I have a problem with the following question:
Let $f:\mathbb{R}^2 \rightarrow \mathbb{R}$ and $f(x,y) = |x+y|\sin|x+y|$
a) Show that the function $f(x,y)$ has derivatives at every point $(x,y) \in \mathbb{R}^2$.
b) Find the points where the partial derivatives are continuous.

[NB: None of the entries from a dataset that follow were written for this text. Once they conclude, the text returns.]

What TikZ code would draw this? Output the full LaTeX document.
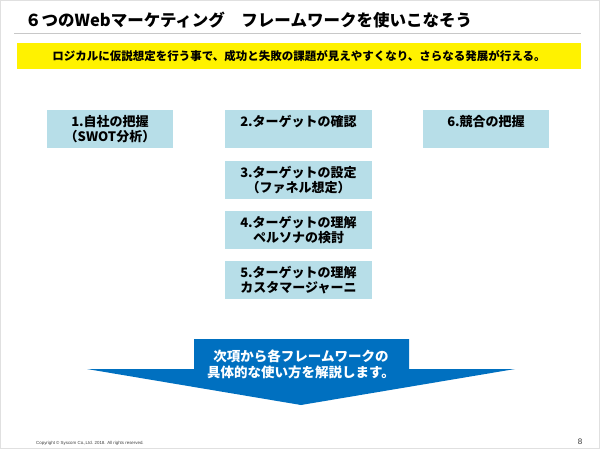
\documentclass[tikz,border=0pt]{standalone}
\usepackage{fontspec}
\setmainfont{Noto Sans CJK JP}
\newfontfamily\lsans{Liberation Sans}
\definecolor{boxblue}{HTML}{B7DEE8}
\definecolor{arrowblue}{HTML}{0070C0}
\definecolor{rulegray}{HTML}{C8C8C8}
\definecolor{framegray}{HTML}{E0E0E0}
\begin{document}
\begin{tikzpicture}[x=1pt,y=-1pt,
  stepbox/.style={fill=boxblue, minimum height=38pt, inner sep=0pt, align=center,
    font=\fontsize{13}{15.5}\selectfont\bfseries},
  widebox/.style={stepbox, minimum width=147pt},
  narrowbox/.style={stepbox, minimum width=126pt}]
\useasboundingbox (0,0) rectangle (600,450);
\fill[white] (0,0) rectangle (600,450);
\draw[framegray, line width=1pt] (0.5,0.5) rectangle (599.5,448.5);
% title
\node[anchor=west, inner sep=0pt, font=\fontsize{16.5}{18}\selectfont\bfseries] (title) at (25,20) {６つのWebマーケティング　フレームワークを使いこなそう};
\coordinate (ruleL) at (14,33);
\coordinate (ruleR) at (581,33);
\draw[rulegray, line width=1pt] (ruleL) -- (ruleR);
% yellow band
\node[fill=yellow, minimum width=564pt, minimum height=26pt, inner sep=0pt,
  font=\fontsize{11.5}{13}\selectfont\bfseries] (lead) at (299,56) {ロジカルに仮説想定を行う事で、成功と失敗の課題が見えやすくなり、さらなる発展が行える。};
% boxes
\node[narrowbox] (b1) at (110,129) {1.自社の把握\\（SWOT分析）};
\node[widebox] (b2) at (298.5,129) {2.ターゲットの確認\\\mbox{}};
\node[narrowbox] (b6) at (486,129) {6.競合の把握\\\mbox{}};
\node[widebox] (b3) at (298.5,180) {3.ターゲットの設定\\（ファネル想定）};
\node[widebox] (b4) at (298.5,230) {4.ターゲットの理解\\ペルソナの検討};
\node[widebox] (b5) at (298.5,280) {5.ターゲットの理解\\カスタマージャーニ};
% arrow
\fill[arrowblue] (194,339) -- (409,339) -- (409,369) -- (515,369) -- (301,405) -- (87,369) -- (194,369) -- cycle;
\node[text=white, align=center, inner sep=0pt,
  font=\fontsize{13.5}{16}\selectfont\bfseries] (arrowtext) at (301,364) {次項から各フレームワークの\\具体的な使い方を解説します。};
% footer
\node[anchor=west, inner sep=0pt, font=\lsans\fontsize{4.4}{5}\selectfont, text=black!75] (copy) at (36,443.5) {Copyright © Syscom Co.,Ltd. 2018. All rights reserved.};
\node[inner sep=0pt, font=\lsans\fontsize{8}{9}\selectfont, text=black!80] (page) at (580,442) {8};
\end{tikzpicture}
\end{document}
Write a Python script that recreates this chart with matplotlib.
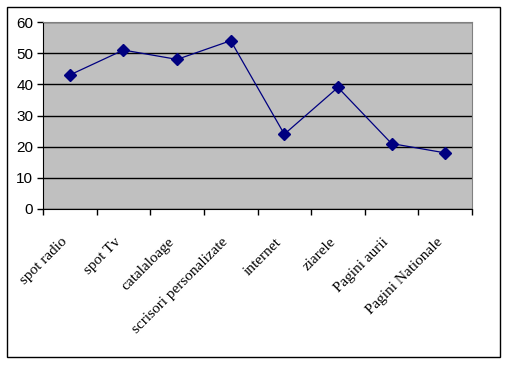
import matplotlib
matplotlib.use("Agg")
import matplotlib.pyplot as plt
import matplotlib.transforms as mtransforms
from matplotlib.patches import Rectangle
import numpy as np

categories = ["spot radio", "spot Tv", "catalaloage", "scrisori personalizate",
              "internet", "ziarele", "Pagini aurii", "Pagini Nationale"]
values = [43, 51, 48, 54, 24, 39, 21, 18]
y_ticks = [0, 10, 20, 30, 40, 50, 60]

W, H = 509, 365
fig = plt.figure(figsize=(W / 100, H / 100), dpi=100)
fig.patch.set_facecolor("white")

# outer chart border
fig.add_artist(Rectangle((7 / W, 8 / H), 493 / W, 350 / H, transform=fig.transFigure,
                         fill=False, edgecolor="black", linewidth=1))

ax = fig.add_axes([43 / W, 156 / H, 429 / W, 187 / H])
ax.set_facecolor("#C0C0C0")

x = np.arange(len(categories))
ax.plot(x, values, color="#000080", linewidth=0.9, marker="D", markersize=6,
        markerfacecolor="#000080", markeredgecolor="#000080", zorder=3)

ax.set_xlim(-0.5, len(categories) - 0.5)
ax.set_ylim(0, 60)
ax.set_yticks(y_ticks)
ax.yaxis.grid(True, color="black", linewidth=1)
ax.set_axisbelow(True)

ax.set_xticks(x)
ax.set_xticklabels(categories, rotation=45, ha="right", va="top",
                   fontfamily="Liberation Serif", fontsize=11)
shift = mtransforms.ScaledTranslation(-5 / 100, 0, fig.dpi_scale_trans)
for lab in ax.get_xticklabels():
    lab.set_transform(lab.get_transform() + shift)
ax.set_xticks(np.arange(-0.5, len(categories)), minor=True)
ax.tick_params(axis="x", which="major", length=0, pad=19)
ax.tick_params(axis="x", which="minor", length=4, direction="out", width=1)
ax.tick_params(axis="y", length=4, direction="out", width=1, pad=3)
for lab in ax.get_yticklabels():
    lab.set_fontfamily("Liberation Sans")
    lab.set_fontsize(11)

ax.spines["left"].set_color("black")
ax.spines["bottom"].set_color("black")
ax.spines["top"].set_color("#808080")
ax.spines["right"].set_color("#808080")

fig.savefig("out.png", dpi=100)
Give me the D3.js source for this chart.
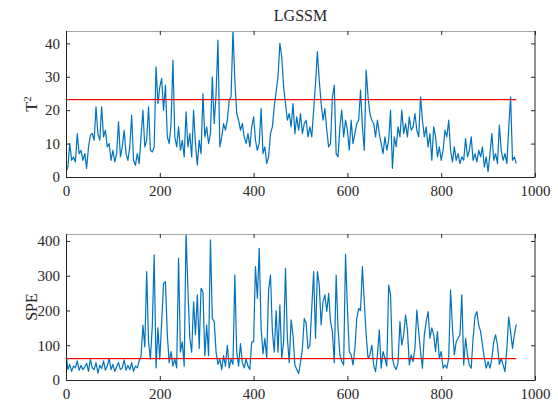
<!DOCTYPE html>
<html>
<head>
<meta charset="utf-8">
<script src="https://cdn.jsdelivr.net/npm/d3@7"></script>
<style>
  body { margin: 0; background: #fff; }
  text { font-family: "Liberation Serif", "Times New Roman", serif; fill: #262626; }
</style>
</head>
<body>
<svg id="chart"></svg>
<script>
// sample spacing of the values below (one value every 4 samples)
const sampleStep = 4;

// T^2 statistic, samples 0..960
const t2Values = [
  1.5, 3, 10, 5, 6, 4.5, 13, 7, 8, 5,
  7, 2.6, 9, 12.5, 13, 11, 21, 13, 11, 21,
  12, 14, 9, 10, 5, 8, 4.5, 7, 16.5, 6,
  9, 14, 7, 5, 9, 18.5, 5, 3.5, 7, 4,
  12, 20, 9, 11, 21, 8, 7.5, 9, 33, 22,
  27, 29.5, 20, 27.5, 12, 10, 16, 35, 12, 9,
  15, 8, 11, 6, 19.5, 9, 13, 6, 20, 10,
  3.6, 11, 7, 25, 12, 15, 10, 13, 30, 16,
  25, 41, 9, 12, 16, 14, 17, 23, 24, 44,
  29, 19, 17, 14, 16, 12, 10, 13, 9, 15,
  18, 11, 8, 10, 20.5, 7, 9, 4, 6, 13,
  15, 21, 25.5, 30, 40, 36, 27, 22, 17, 19,
  15, 22, 13, 18, 14, 19, 13, 16, 17, 12,
  15, 12, 20, 28, 37.5, 29, 22, 17, 20.5, 14,
  9, 10, 24, 27.5, 7, 6, 15, 20, 12, 17,
  14, 8, 17, 10, 13, 16, 17, 26, 15, 8,
  32, 24, 19, 17, 16, 12, 17, 13, 10, 7,
  12, 8, 11, 20, 2.6, 12, 9, 15, 12, 20,
  13, 16, 12, 18, 14, 15, 19, 14, 12, 24,
  17, 12, 15, 9, 13, 5, 15, 12, 6, 9,
  5, 8, 14, 12, 17, 8, 4.5, 9, 5, 7,
  4, 6, 5, 11.5, 6, 8, 12, 5, 7, 4.5,
  8, 6, 9, 3, 6, 1.6, 7, 13, 5, 7,
  4, 15.5, 8, 5, 7, 4, 14.6, 24, 5, 6,
  4
];

// SPE statistic, samples 0..960
const speValues = [
  80, 30, 45, 25, 40, 35, 55, 28, 42, 30,
  38, 48, 25, 60, 35, 30, 50, 20, 42, 33,
  55, 28, 40, 62, 30, 45, 25, 38, 50, 30,
  35, 58, 28, 42, 30, 50, 25, 40, 35, 55,
  67, 158, 95, 312, 110, 60, 155, 360, 35, 150,
  60, 168, 278, 283, 130, 50, 82, 40, 60, 35,
  350, 80, 110, 40, 425, 259, 120, 80, 225, 130,
  245, 91, 264, 254, 70, 158, 70, 403, 177, 168,
  80, 45, 60, 30, 70, 40, 100, 35, 60, 45,
  302, 80, 40, 105, 50, 35, 60, 40, 30, 110,
  110, 326, 235, 379, 150, 75, 120, 62, 260, 302,
  140, 80, 200, 80, 216, 62, 110, 321, 120, 50,
  173, 130, 43, 30, 19, 50, 90, 177, 163, 90,
  100, 206, 312, 120, 312, 273, 158, 225, 245, 197,
  249, 168, 139, 50, 302, 150, 72, 53, 43, 362,
  206, 82, 72, 43, 91, 177, 206, 200, 326, 225,
  130, 62, 72, 100, 43, 24, 72, 144, 34, 82,
  62, 40, 273, 245, 62, 40, 30, 50, 168, 100,
  130, 187, 144, 43, 72, 53, 91, 201, 139, 82,
  34, 130, 168, 197, 120, 150, 130, 82, 139, 62,
  82, 34, 43, 34, 62, 259, 149, 72, 110, 120,
  130, 245, 43, 120, 72, 43, 34, 120, 182, 197,
  158, 139, 100, 62, 34, 53, 34, 62, 110, 130,
  100, 45, 62, 43, 24, 91, 182, 139, 91, 130,
  160
];

const t2Limit = 23.2;
const speLimit = 62;

const xTicks = [0, 200, 400, 600, 800, 1000];
const t2Ticks = [0, 10, 20, 30, 40];
const speTicks = [0, 100, 200, 300, 400];

const width = 558, height = 405;
const plotLeft = 66, plotRight = 535;
const axisColor = "#262626";

const svg = d3.select("#chart")
    .attr("width", width)
    .attr("height", height);

const x = d3.scaleLinear().domain([0, 1000]).range([plotLeft, plotRight]);

function styleAxis(a) {
  a.attr("font-family", "Liberation Serif, Times New Roman, serif")
    .attr("font-size", 15);
  a.select(".domain").attr("stroke", axisColor);
  a.selectAll(".tick line").attr("stroke", axisColor);
  a.selectAll(".tick text").attr("fill", axisColor);
}

const limitLayer = [];

function drawPanel(values, limit, yMax, yTicks, top, bottom, id) {
  const y = d3.scaleLinear().domain([0, yMax]).range([bottom, top]);
  const g = svg.append("g");

  // clip so spikes are cut at the axes top
  svg.append("clipPath").attr("id", id)
    .append("rect")
    .attr("x", plotLeft).attr("y", top)
    .attr("width", plotRight - plotLeft).attr("height", bottom - top);

  const line = d3.line()
    .x((d, i) => x(i * sampleStep))
    .y(d => y(d));

  g.append("path")
    .datum(values)
    .attr("clip-path", `url(#${id})`)
    .attr("fill", "none")
    .attr("stroke", "#0072BD")
    .attr("stroke-width", 1.2)
    .attr("stroke-linejoin", "round")
    .attr("d", line);

  // box edges
  g.append("line")
    .attr("x1", plotLeft).attr("x2", plotRight)
    .attr("y1", top + 0.5).attr("y2", top + 0.5)
    .attr("stroke", "#a6a6a6");
  g.append("line")
    .attr("x1", plotRight).attr("x2", plotRight)
    .attr("y1", top).attr("y2", bottom)
    .attr("stroke", axisColor);

  // bottom axis with inward ticks
  g.append("g")
    .attr("transform", `translate(0,${bottom})`)
    .call(d3.axisBottom(x).tickValues(xTicks).tickFormat(d3.format("d"))
      .tickSizeInner(-4).tickSizeOuter(0).tickPadding(8))
    .call(styleAxis);

  // top mirrored ticks
  g.append("g")
    .attr("transform", `translate(0,${top})`)
    .call(d3.axisTop(x).tickValues(xTicks).tickSizeInner(-4).tickSizeOuter(0).tickFormat(""))
    .call(a => a.select(".domain").remove())
    .selectAll(".tick line").attr("stroke", axisColor);

  // left axis
  g.append("g")
    .attr("transform", `translate(${plotLeft},0)`)
    .call(d3.axisLeft(y).tickValues(yTicks).tickFormat(d3.format("d"))
      .tickSizeInner(-4).tickSizeOuter(0).tickPadding(6))
    .call(styleAxis);

  // right mirrored ticks
  g.append("g")
    .attr("transform", `translate(${plotRight},0)`)
    .call(d3.axisRight(y).tickValues(yTicks).tickSizeInner(-4).tickSizeOuter(0).tickFormat(""))
    .call(a => a.select(".domain").remove())
    .selectAll(".tick line").attr("stroke", axisColor);

  limitLayer.push({ y: Math.round(y(limit)), x2: x((values.length - 1) * sampleStep) });
}

drawPanel(t2Values, t2Limit, 43.7, t2Ticks, 31, 177, "clipT2");
drawPanel(speValues, speLimit, 420, speTicks, 234, 380, "clipSPE");

// control limit lines, drawn last
svg.append("g").selectAll("rect")
  .data(limitLayer)
  .join("rect")
  .attr("x", plotLeft)
  .attr("y", d => d.y)
  .attr("width", d => d.x2 - plotLeft)
  .attr("height", 1.2)
  .attr("fill", "rgb(255,0,0)");

// title
svg.append("text")
  .attr("x", (plotLeft + plotRight) / 2)
  .attr("y", 21)
  .attr("text-anchor", "middle")
  .style("font-size", "16px")
  .text("LGSSM");

// y labels
const t2Label = svg.append("text")
  .attr("transform", `translate(37,${(31 + 177) / 2}) rotate(-90)`)
  .attr("text-anchor", "middle")
  .style("font-size", "16px");
t2Label.append("tspan").text("T");
t2Label.append("tspan").attr("dy", -6).style("font-size", "11px").text("2");

svg.append("text")
  .attr("transform", `translate(37,${(234 + 380) / 2}) rotate(-90)`)
  .attr("text-anchor", "middle")
  .style("font-size", "16px")
  .text("SPE");
</script>
</body>
</html>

c) Find the points where the function $f(x,y)$ is differentiable.
EDIT:
What I have managed to do so far:
When $x + y > 0$
$f(x,y) = (x + y)sin(x+y)$
$ \displaystyle{\frac{\partial f}{\partial x}} =\displaystyle{\lim_{h \to 0}} \frac{f(x+h,y)-f(x,y)}{h} =$
$ \displaystyle{\lim_{h \to 0}} \frac{(x+y+h)sin(x+y+h)-(x+y)sin(x+y)}{h} =$
$ \displaystyle{\lim_{h \to 0}} \frac{(x+y+h)sin(x+y+h) - (x+y+h)sin(x+y) }{h}+ \displaystyle{\lim_{h \to 0}} \frac{ (x+y+h)sin(x+y) -(x+y)sin(x+y)}{h}=$
$ \displaystyle{\lim_{h \to 0}} \frac{(x+y+h)(sin(x+y+h) - sin(x+y)) }{h}$
$+ \displaystyle{\lim_{h \to 0}} \frac{sin(x+y)((x+y+h) - (x+y))}{h}=$
$ \displaystyle{\lim_{h \to 0}}(x+y+h).\displaystyle{\lim_{h \to 0}} \frac{(sin(x+y+h) - sin(x+y)) }{h}$
$+ sin(x+y).\displaystyle{\lim_{h \to 0}} \frac{((x+y+h) - (x+y))}{h}=$
$ (x+y).\displaystyle{\lim_{h \to 0}} \frac{(sin(x+y+h) - sin(x+y)) }{h}$
$+ sin(x+y).\displaystyle{\lim_{h \to 0}} \frac{((x+y+h) - (x+y))}{h}=$
$ (x+y).\displaystyle{cos(x+y)}$
$+ sin(x+y).\displaystyle{\lim_{h \to 0}} \frac{h}{h}=$
Finally, we get:
$\displaystyle{\frac{\partial f}{\partial x}} = (x+y).\displaystyle{cos(x+y)}+ sin(x+y)$
Let's find the other derivative:
$ \displaystyle{\frac{\partial f}{\partial y}} =\displaystyle{\lim_{h \to 0}} \frac{f(x,y+h)-f(x,y)}{h} = \displaystyle{\lim_{h \to 0}} \frac{(x+y+h)sin(x+y+h)-(x+y)sin(x+y)}{h}$
So we get the same result as for $\frac{\partial f}{\partial x}$
$\displaystyle{\frac{\partial f}{\partial y}} = (x+y).\displaystyle{cos(x+y)}+ sin(x+y)$
When $x + y < 0$
$f(x,y) = -(x + y)sin(-(x+y)) \Rightarrow f(x,y) = -(x + y)(-sin(x+y)) \Rightarrow $
$ f(x,y) = (x + y)sin(x+y)$
Consequently the partial derivatives are going to be the same in this case.
When $x + y = 0$
$f(x,y) = 0.sin(0) \Rightarrow f(x,y) = 0$
$ \displaystyle{\frac{\partial f}{\partial x}} =\displaystyle{\lim_{h \to 0}} \frac{f(x+h,y)-f(x,y)}{h} =\displaystyle{\lim_{h \to 0}} \frac{(0+h)-h}{h} =0$
$\displaystyle{\frac{\partial f}{\partial y}} = 0$
Is this enough to show that there are partial derivatives at every point $(x,y) \in \mathbb{R}^2$? The partial derivatives seem to be continues everywhere but how do I put this in terms of mathematics?
Note that $f(x,y) = h(g(x,y))$ where $h(t) = |t|\sin |t|$ and $g(x,y) = x + y$. When taking the partial derivatives, use the chain rule on this composition.